What are the "powers that be"?

  1. The three branches taught in classrooms: The executive, the legislative, and the judicial branches. These have a long track record now of cooperation rather than the mythical "checks and balances" that are supposed to protect our freedoms.
  2. An increasing number of bureaucratic middlemen. These are designed to give administrations and elected officials effective incumbency and continued influence through political machinery and momentum that far outlast any term limits, to favor special interests at public expense, and have a life of their own (see for example the Federal Reserve, a QuANGO that is founded on the principle of counterfeiting the securities of the United States of America).
  3. The people themselves. By design per the Constitution, the people have power to nullify all unconstitutional acts through jury trials (governments can't fine you a cent without the assent of a jury under the Constitution), and by upholding their oaths of office and of citizenship. Officers have both a right and a duty to refuse to comply with all unconstitutional orders: It is in their oath of office. Citizens do as well: It is in our oath of citizenship. Given the choice between the combined forces of the President of the United States, Congress, and the courts against you, the Constitution always has the superior authority, and the people are the primary executors of it. Hence it is primarily the bureaucratic middlemen, funded by unconstitutional taxes, that are likely to ensure that an edict is enforced by threats of imprisonment, fines or other punishments. Navigating such edicts peacefully poses a primary challenge for law-abiding citizens, but the Constitution guarantees a jury trial in all disputes between a government and her citizens.

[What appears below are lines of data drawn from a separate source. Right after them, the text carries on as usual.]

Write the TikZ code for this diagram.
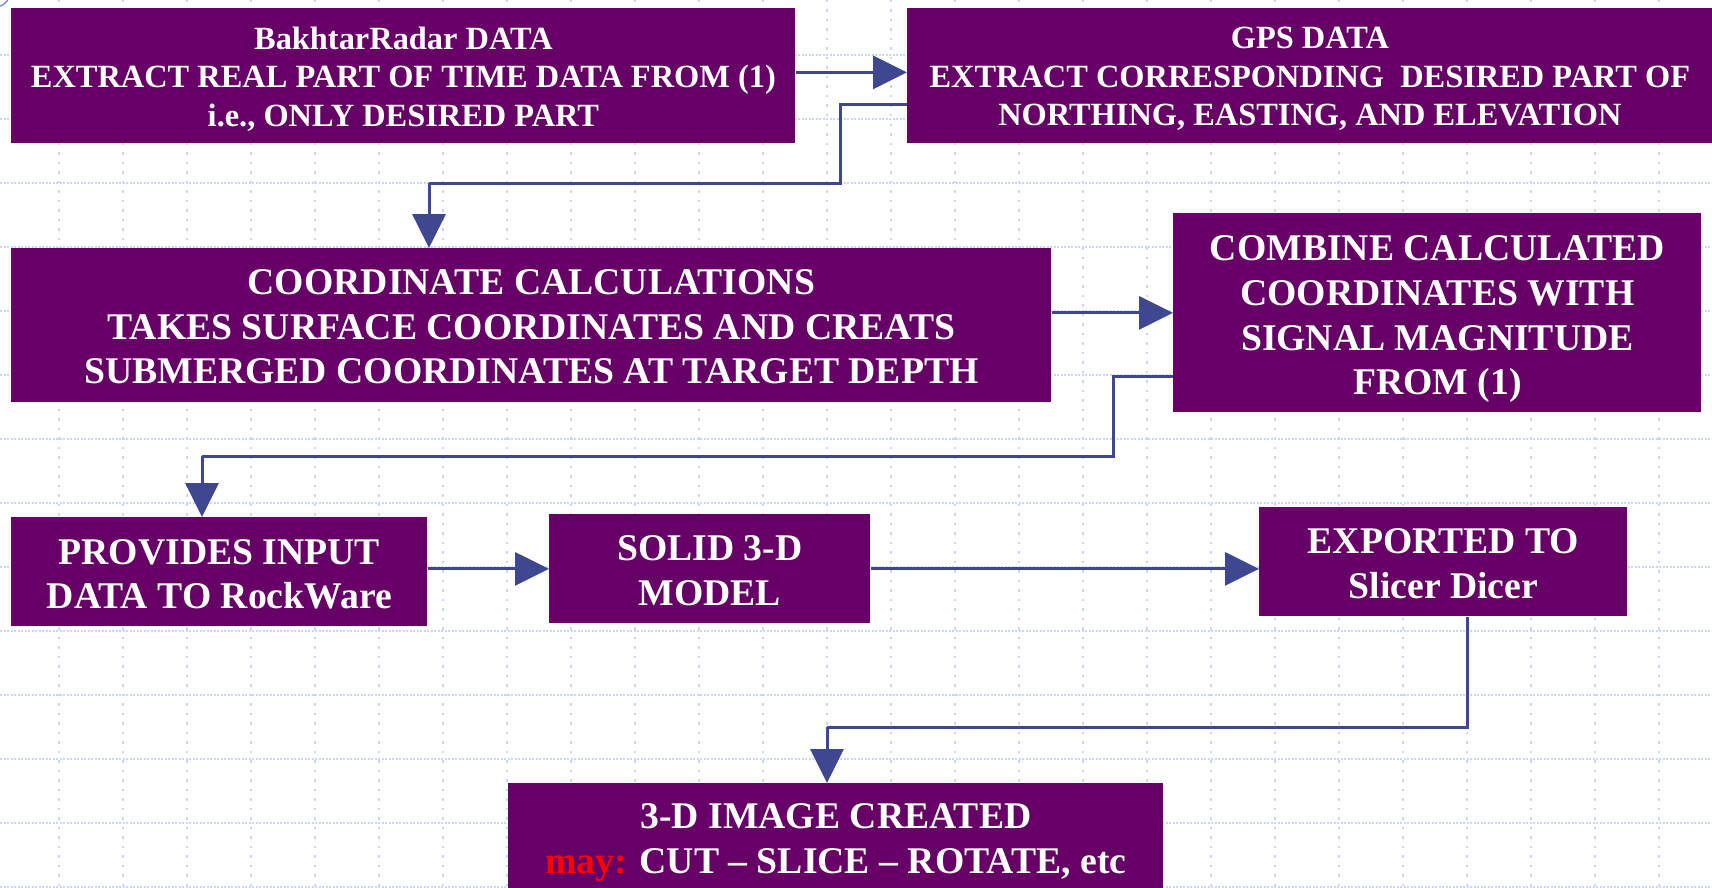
\documentclass[tikz,border=0pt]{standalone}
\usepackage{fontspec}
\setmainfont{Liberation Serif}
\usetikzlibrary{arrows.meta}
\definecolor{boxpurple}{HTML}{660066}
\definecolor{conncol}{RGB}{63,71,143}
\definecolor{gridcol}{RGB}{200,214,250}
\definecolor{ringcol}{RGB}{100,120,230}
\tikzset{
  flowbox/.style={draw=none, fill=boxpurple, inner sep=0pt, anchor=north west},
  boxtext/.style={text=white, inner sep=0pt, align=center},
  smalltext/.style={boxtext, font=\bfseries\fontsize{16.2}{19.2}\selectfont},
  bigtext/.style={boxtext, font=\bfseries\fontsize{18.85}{22.3}\selectfont},
  conn/.style={draw=conncol, line width=1.5pt},
  arr/.style={conn, -{Triangle[length=17pt,width=16.5pt]}},
  hgrid/.style={draw=gridcol, line width=0.75pt, dash pattern=on 1pt off 0.75pt},
  vgrid/.style={draw=gridcol, line width=0.75pt, dash pattern=on 1.25pt off 3.5pt}
}
\begin{document}
\begin{tikzpicture}[x=0.5pt,y=-0.5pt]
\useasboundingbox (0,0) rectangle (1712,888);
\clip (0,0) rectangle (1712,888);
\fill[white] (0,0) rectangle (1712,888);
% background grid
\foreach \k in {0,...,13} { \draw[hgrid] (0,55+64*\k) -- (1712,55+64*\k); }
\foreach \k in {0,...,25} { \draw[vgrid] (59+64*\k,0) -- (59+64*\k,888); }
\draw[ringcol, line width=0.6pt] (-5,-8) circle[radius=15];
% boxes
\node[flowbox, minimum width=392pt, minimum height=67.5pt] (b1) at (11,8) {};
\node[flowbox, minimum width=402.5pt, minimum height=67.5pt] (b2) at (907,8) {};
\node[flowbox, minimum width=520pt, minimum height=77pt] (b3) at (11,248) {};
\node[flowbox, minimum width=264pt, minimum height=99.5pt] (b4) at (1173,213) {};
\node[flowbox, minimum width=208pt, minimum height=54.5pt] (b5) at (11,517) {};
\node[flowbox, minimum width=160.5pt, minimum height=54.5pt] (b6) at (549,514) {};
\node[flowbox, minimum width=184pt, minimum height=54.5pt] (b7) at (1259,507) {};
\node[flowbox, minimum width=327.5pt, minimum height=55.5pt] (b8) at (508,783) {};
% texts
\node[smalltext, yshift=-1.5pt] (t1) at (b1.center)
  {BakhtarRadar DATA\\EXTRACT REAL PART OF TIME DATA FROM (1)\\i.e., ONLY DESIRED PART};
\node[smalltext, yshift=-1.5pt] (t2) at (b2.center)
  {GPS DATA\\EXTRACT CORRESPONDING\ \ DESIRED PART OF\\NORTHING, EASTING, AND ELEVATION};
\node[bigtext, yshift=-0.75pt] (t3) at (b3.center)
  {COORDINATE CALCULATIONS\\TAKES SURFACE COORDINATES AND CREATS\\SUBMERGED COORDINATES AT TARGET DEPTH};
\node[bigtext, yshift=-3.25pt] (t4) at (b4.center)
  {COMBINE CALCULATED\\COORDINATES WITH\\SIGNAL MAGNITUDE\\FROM (1)};
\node[bigtext, yshift=-1.1pt] (t5) at (b5.center) {PROVIDES INPUT\\DATA TO RockWare};
\node[bigtext, yshift=-0.8pt] (t6) at (b6.center) {SOLID 3-D\\MODEL};
\node[bigtext, yshift=-0.8pt] (t7) at (b7.center) {EXPORTED TO\\Slicer Dicer};
\node[bigtext, yshift=-1.8pt] (t8) at (b8.center)
  {3-D IMAGE CREATED\\{\color{red}may:} CUT – SLICE – ROTATE, etc};
% bend points
\coordinate (k1) at (840,183);
\coordinate (k2) at (429,183);
\coordinate (k3) at (1113,456);
\coordinate (k4) at (202,456);
\coordinate (k5) at (827,727);
% connectors
\draw[arr] ([yshift=1.75pt]b1.east) -- ([yshift=1.75pt]b2.west);
\draw[conn] ([yshift=-14.25pt]b2.west) -| (k1) -- (k2);
\draw[arr] (k2) -- (k2 |- b3.north);
\draw[arr] (b3.east |- b4.west) -- (b4.west);
\draw[conn] ([yshift=-31.75pt]b4.west) -| (k3) -- (k4);
\draw[arr] (k4) -- (k4 |- b5.north);
\draw[arr] (b5.east |- b6.west) -- (b6.west);
\draw[arr] (b6.east) -- (b6.east -| b7.west);
\draw[conn] ([xshift=12pt]b7.south) |- (k5);
\draw[arr] (k5) -- (k5 |- b8.north);
\end{tikzpicture}
\end{document}
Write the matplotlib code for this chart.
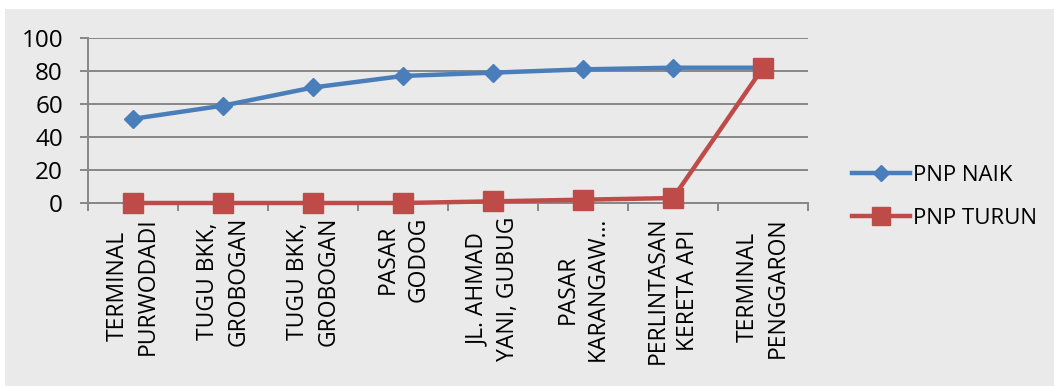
import matplotlib
matplotlib.use("Agg")
import matplotlib.pyplot as plt
from matplotlib.patches import Rectangle

# Stops along the route
categories = [
    "TERMINAL\nPURWODADI",
    "TUGU BKK,\nGROBOGAN",
    "TUGU BKK,\nGROBOGAN",
    "PASAR\nGODOG",
    "JL. AHMAD\nYANI, GUBUG",
    "PASAR\nKARANGAW\u2026",
    "PERLINTASAN\nKERETA API",
    "TERMINAL\nPENGGARON",
]
pnp_naik = [51, 59, 70, 77, 79, 81, 82, 82]
pnp_turun = [0, 0, 0, 0, 1, 2, 3, 82]
y_ticks = [0, 20, 40, 60, 80, 100]

BLUE = "#4A7EBB"
RED = "#BE4B48"
GRID = "#878787"
BG = "#EAEAEA"

plt.rcParams["font.family"] = ["Open Sans", "DejaVu Sans"]

fig = plt.figure(figsize=(10.54, 3.86), dpi=100)
fig.patch.set_facecolor("white")
# chart area background
fig.patches.append(Rectangle((5 / 1054, 0), 1, 1 - 9 / 386, transform=fig.transFigure,
                             facecolor=BG, edgecolor="none", zorder=-10))

ax = fig.add_axes([88 / 1054, 183 / 386, 720 / 1054, 165 / 386])
ax.set_facecolor(BG)
x = list(range(len(categories)))

ax.plot(x, pnp_naik, color=BLUE, lw=3.2, marker="D", ms=9.5,
        label="PNP NAIK", clip_on=False, zorder=3)
ax.plot(x, pnp_turun, color=RED, lw=3.2, marker="s", ms=14,
        label="PNP TURUN", clip_on=False, zorder=4)

ax.set_xlim(-0.5, len(categories) - 0.5)
ax.set_ylim(0, 100)
ax.set_yticks(y_ticks)
ax.yaxis.grid(True, color=GRID, lw=1.4)
ax.set_axisbelow(True)

ax.set_xticks(x)
ax.set_xticklabels(categories, rotation=90, va="top", ha="center",
                   multialignment="center", fontsize=16.5, linespacing=1.35)
ax.set_xticks([i - 0.5 for i in range(len(categories) + 1)], minor=True)
ax.tick_params(axis="x", which="major", length=0, pad=10)
ax.tick_params(axis="x", which="minor", length=6, width=1.4, color=GRID, direction="out")
ax.tick_params(axis="y", length=6, width=1.4, color=GRID, labelsize=17.5, pad=12)

for s in ("top", "right"):
    ax.spines[s].set_visible(False)
for s in ("left", "bottom"):
    ax.spines[s].set_color(GRID)
    ax.spines[s].set_linewidth(1.4)

leg = fig.legend(loc="center left", bbox_to_anchor=(832 / 1054, 1 - 197 / 386),
                 frameon=False, fontsize=16, handlelength=2.6, handletextpad=0.15,
                 labelspacing=1.0, markerscale=0.9)

fig.savefig("out.png", dpi=100, facecolor="white")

Of course, if we contest such taxes, we are likely to be charged in courts for some form of tax evasion. The armed fundraising mercenaries in the name of the public good will continue until the Federal Reserve is disbanded and income tax and all other direct taxes are abolished, save for the original census tax and the four indirect taxes (all basically tantamount to tariffs) allowed under the Constitution--because it is the unconstitutional forms of taxation that are funding the army of middlemen who typically enforce such edicts. The process of strangling freedom is an indelicate dance of determining just how much tyranny people are willing to tolerate or even blindly promote. Of course all tyrants are cowards and they can be hushed, stymied and slowed by the united voice of conscientious people.

In short, whether or not he gets away with it is likely at least in part a function of how you choose to spend your money and your time, how much you educate yourself in constitutional matters, and how courageously and judiciously you pursue what is right in such matters, seeking the greatest alliance with the greatest number of your peers on the things that matter most. Since our freedoms have been lost iteratively in process of time, it will require prolonged effort and iteration to get them back. A sure way to fail is to demand all things be restored at once. On the other hand, what is necessary is at first to slow and stop such encroachments, and ultimately reverse them.